Optical absorption behavior and spectral shifts of fluorinated liquid crystals in ultraviolet region: A comparative study based on DFT and semiempirical approaches

Abstract

Fluorinated liquid crystals p-phenylene-4-methoxybenzoate-4-trifluoromethylbenzoate (FLUORO1), and 4-propyloxyphenyl-4-(4-trifluoromethyl benzoyloxy) benzoate (FLUORO2) have been optimized by the density functional B3LYP with 6-31+G(d) basis set using crystallographic geometry as input. Using the optimized geometry, electronic structures of the molecules have been evaluated using the density functional theory (DFT), and semiempirical calculations.

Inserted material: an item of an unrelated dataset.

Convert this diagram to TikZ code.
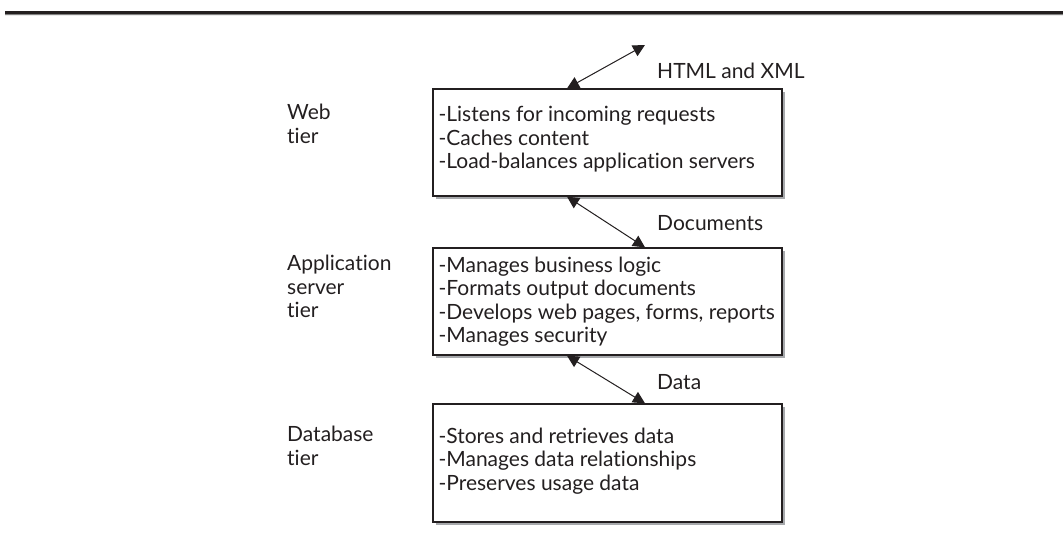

Molecular charge distribution, and phase stability of these systems have been analyzed based on Mulliken, and Loewdin population analysis. The absorption spectra of the molecules have been simulated by employing DFT method, semiempirical CNDO/S+CI, and INDO/S+CI parameterizations. The optical absorption behavior and the spectral shifts of these systems have been analyzed with respect to the changes in molecular structure, and the employed parameterizations. The effects of substituted groups on transition energies, HOMO (highest occupied molecular orbital), LUMO (lowest unoccupied molecular orbital), its gap, and absorption spectral shifts have been discussed. An attempt has been made to understand the application, and operation of the molecules in ultraviolet and visible light regions.